Heat grapeseed oil in a wok or cast iron pan on high. Add your onion and let soften. Then add the diced carrot and then the slivered cabbage and sautee until carrot is al dente. Add sauce to veggies and stir fry for one minute, and then remove from pan.
If necessary, rinse pan with water, clean and dry. Whisk egg ingredients in small bowl, without the sesame oil.

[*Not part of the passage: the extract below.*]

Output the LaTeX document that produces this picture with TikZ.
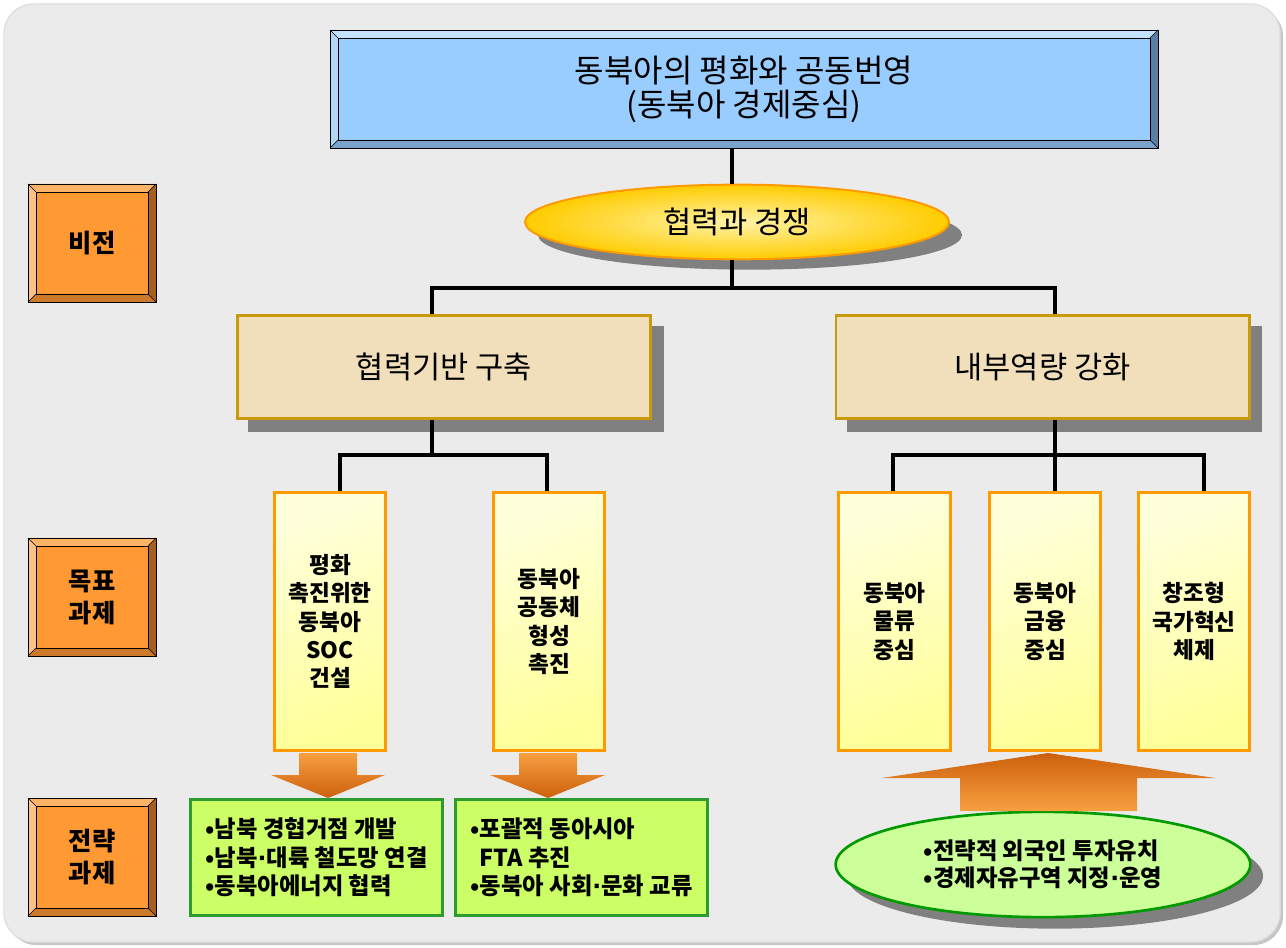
\documentclass[tikz,border=0pt]{standalone}
\usepackage{fontspec}
\setmainfont{Noto Sans CJK KR}
\newfontfamily\dotfont{DejaVu Sans}
\newcommand\mdot{{\dotfont\bfseries ·}}
\usetikzlibrary{shapes.geometric}
\definecolor{bggray}{HTML}{EBEBEB}
\definecolor{shadowgray}{HTML}{808080}
\definecolor{blueface}{HTML}{99CCFF}
\definecolor{bluetop}{HTML}{C4E2FF}
\definecolor{blueleft}{HTML}{B2D6F7}
\definecolor{blueright}{HTML}{5A7EA3}
\definecolor{bluebottom}{HTML}{7AA2CC}
\definecolor{orface}{HTML}{FF9933}
\definecolor{ortop}{HTML}{FFB366}
\definecolor{orleft}{HTML}{FFC285}
\definecolor{orright}{HTML}{A65F1C}
\definecolor{orbottom}{HTML}{CC7A29}
\definecolor{tanfill}{HTML}{F0DFBA}
\definecolor{tanborder}{HTML}{C99A0C}
\definecolor{boxorange}{HTML}{FF9900}
\definecolor{talltop}{HTML}{FFFFDC}
\definecolor{tallbot}{HTML}{FFFF99}
\definecolor{greenfill}{HTML}{CCFF66}
\definecolor{greenborder}{HTML}{2E9B2E}
\definecolor{ellgreen}{HTML}{CCFF99}
\definecolor{ellgreenborder}{HTML}{009900}
\definecolor{ylin}{HTML}{FFF3A8}
\definecolor{ylout}{HTML}{FFCC00}
\definecolor{arrlight}{HTML}{F8A040}
\definecolor{arrdark}{HTML}{CC600C}
\newcommand\bevelfaces[6]{%
 \fill[#3] (#1.north west) -- (#1.north east) -- ([shift={(-#2,-#2)}]#1.north east) -- ([shift={(#2,-#2)}]#1.north west) -- cycle;
 \fill[#4] (#1.north west) -- ([shift={(#2,-#2)}]#1.north west) -- ([shift={(#2,#2)}]#1.south west) -- (#1.south west) -- cycle;
 \fill[#5] (#1.north east) -- (#1.south east) -- ([shift={(-#2,#2)}]#1.south east) -- ([shift={(-#2,-#2)}]#1.north east) -- cycle;
 \fill[#6] (#1.south west) -- ([shift={(#2,#2)}]#1.south west) -- ([shift={(-#2,#2)}]#1.south east) -- (#1.south east) -- cycle;
 \draw[line width=0.7pt] (#1.north west) rectangle (#1.south east);
 \draw[line width=0.6pt] ([shift={(#2,-#2)}]#1.north west) rectangle ([shift={(-#2,#2)}]#1.south east);
 \draw[line width=0.4pt] (#1.north west) -- ([shift={(#2,-#2)}]#1.north west)
   (#1.north east) -- ([shift={(-#2,-#2)}]#1.north east)
   (#1.south west) -- ([shift={(#2,#2)}]#1.south west)
   (#1.south east) -- ([shift={(-#2,#2)}]#1.south east);
}
\begin{document}
\begin{tikzpicture}[x=0.75pt,y=-0.75pt,
  conn/.style={line width=3pt, black},
  bevelnode/.style={inner sep=0pt, outer sep=0pt, align=center},
  labelbox/.style={bevelnode, fill=orface, minimum width=96pt, minimum height=88.5pt,
     font=\fontsize{19}{24}\selectfont\bfseries},
  tanbox/.style={draw=tanborder, line width=2pt, fill=tanfill, minimum width=310pt, minimum height=77.5pt,
     inner sep=0pt, font=\fontsize{23}{26}\selectfont},
  tallbox/.style={draw=boxorange, line width=2.25pt, top color=talltop, bottom color=tallbot, shading angle=20,
     minimum width=83.5pt, minimum height=193.5pt, inner sep=0pt, align=center,
     font=\fontsize{17}{21.2}\selectfont\bfseries},
  greenbox/.style={draw=greenborder, line width=2.25pt, fill=greenfill, minimum width=189pt, minimum height=87pt,
     inner sep=0pt, align=left, font=\fontsize{17.5}{21.4}\selectfont\bfseries},
  blockarrow/.style={top color=arrlight, bottom color=arrdark}
]
\useasboundingbox (0,0) rectangle (1286,948);
\fill[white] (0,0) rectangle (1286,948);
% background panel
\fill[gray!45, rounded corners=22pt] (7,7) rectangle (1283,945);
\draw[fill=bggray, draw=gray!25, line width=1pt, rounded corners=22pt] (4,4) rectangle (1280,942);

% shadows
\fill[shadowgray] (750,235) ellipse [x radius=159pt, y radius=26pt];
\fill[shadowgray] (248,326) rectangle (664,432);
\fill[shadowgray] (847,326) rectangle (1262,432);
\fill[shadowgray] (1055,876) ellipse [x radius=156pt, y radius=39.5pt];

% top box
\node[bevelnode, fill=blueface, minimum width=621pt, minimum height=88.5pt,
      font=\fontsize{24}{25.5}\selectfont] (top) at (744,89) {동북아의 평화와 공동번영\\(동북아 경제중심)};
\bevelfaces{top}{6pt}{bluetop}{blueleft}{blueright}{bluebottom}

% side labels
\node[labelbox] (lab1) at (92,243) {비전};
\bevelfaces{lab1}{6pt}{ortop}{orleft}{orright}{orbottom}
\node[labelbox] (lab2) at (92,597) {목표\\과제};
\bevelfaces{lab2}{6pt}{ortop}{orleft}{orright}{orbottom}
\node[labelbox] (lab3) at (92,857) {전략\\과제};
\bevelfaces{lab3}{6pt}{ortop}{orleft}{orright}{orbottom}

% vision ellipse
\node[ellipse, draw=boxorange, line width=1.5pt, inner color=ylin, outer color=ylout,
      minimum width=318pt, minimum height=56pt, inner sep=0pt,
      font=\fontsize{23}{26}\selectfont] (ell) at (737,222) {협력과 경쟁};

% second level
\node[tanbox] (lb) at (444,367) {협력기반 구축};
\node[tanbox] (rb) at (1042.5,367) {내부역량 강화};

% tall boxes
\node[tallbox] (t1) at (330,621.5) {평화\\촉진위한\\동북아\\SOC\\건설};
\node[tallbox] (t2) at (549,621.5) {동북아\\공동체\\형성\\촉진};
\node[tallbox] (r1) at (894.5,621.5) {동북아\\물류\\중심};
\node[tallbox] (r2) at (1045,621.5) {동북아\\금융\\중심};
\node[tallbox] (r3) at (1194,621.5) {창조형\\국가혁신\\체제};

% green boxes
\node[greenbox] (g1) at (316.5,857.5) {•남북 경협거점 개발\\•남북\mdot 대륙 철도망 연결\\•동북아에너지 협력};
\node[greenbox] (g2) at (581.5,857.5) {•포괄적 동아시아\\\phantom{•}FTA 추진\\•동북아 사회\mdot 문화 교류};

% green ellipse
\node[ellipse, draw=ellgreenborder, line width=2pt, fill=ellgreen, minimum width=311pt, minimum height=79pt,
      inner sep=0pt, align=left, font=\fontsize{17.5}{20.5}\selectfont\bfseries] (ge) at (1043,864.5)
      {•전략적 외국인 투자유치\\•경제자유구역 지정\mdot 운영};

% block arrows
\shade[blockarrow] (299,753) -- (357,753) -- (357,775) -- (385,775) -- (328,798) -- (271,775) -- (299,775) -- cycle;
\shade[blockarrow] (519,753) -- (577,753) -- (577,775) -- (605,775) -- (548,798) -- (490,775) -- (519,775) -- cycle;
\shade[top color=arrdark, bottom color=arrlight] (960,811) -- (1137,811) -- (1137,778) -- (1215,778) -- (1048,753) -- (882,778) -- (960,778) -- cycle;

% connector junctions
\coordinate (j0) at (732,288);
\coordinate (bl) at (432,288);
\coordinate (br) at (1055,288);
\coordinate (cl) at (432,455);
\coordinate (xa) at (340,455);
\coordinate (xb) at (547,455);
\coordinate (cr) at (1055,455);
\coordinate (xc) at (893,455);
\coordinate (xe) at (1204,455);

\draw[conn] (top.south -| j0) -- (ell.north -| j0);
\draw[conn] (ell.south -| j0) -- (j0);
\draw[conn] (lb.north -| bl) -- (bl) -- (br) -- (rb.north -| br);
\draw[conn] (lb.south -| cl) -- (cl);
\draw[conn] (t1.north -| xa) -- (xa) -- (xb) -- (t2.north -| xb);
\draw[conn] (rb.south -| cr) -- (r2.north -| cr);
\draw[conn] (r1.north -| xc) -- (xc) -- (xe) -- (r3.north -| xe);
\end{tikzpicture}
\end{document}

Add a few drops of sesame oil to your newly clean, dry pan. Heat on medium and when warm, add your egg in a flat sheet like a crepe to the pan. After 10 or 20 seconds, add your brown rice, crumbled in your hand so that it falls in individual grains on the rice. Use spatula or large spoon to fold egg into rice. Cook for a minute or two and then fold in the reserved veggies. *Optional pescatarian version- fold in katsuobushi flakes.*
Turn off heat and combine ketchup and worcestershire sauce in a small, microwavable dish and microwave on 30 seconds or until thickened but not burned. Smoke is bad. Thick and crusty is bad, too, so avoid that. Not that I’ve had any experience with overcooking my almost-yakisoba sauce, mind you.
To serve (or to dress for a bento), put in your intended dish or bento box. sprinkle with ao nori, salt if needed (taste to determine) and sprinkle with black sesame seeds.
Trying to get Kid Yum to like brown rice is a challenge, but she did like this. She found it hard to eat with a fork and a little messy for bento, though. Fine for adult or coordinated kid’s bento. I made it the morning of the bento day, using brown rice made the night before.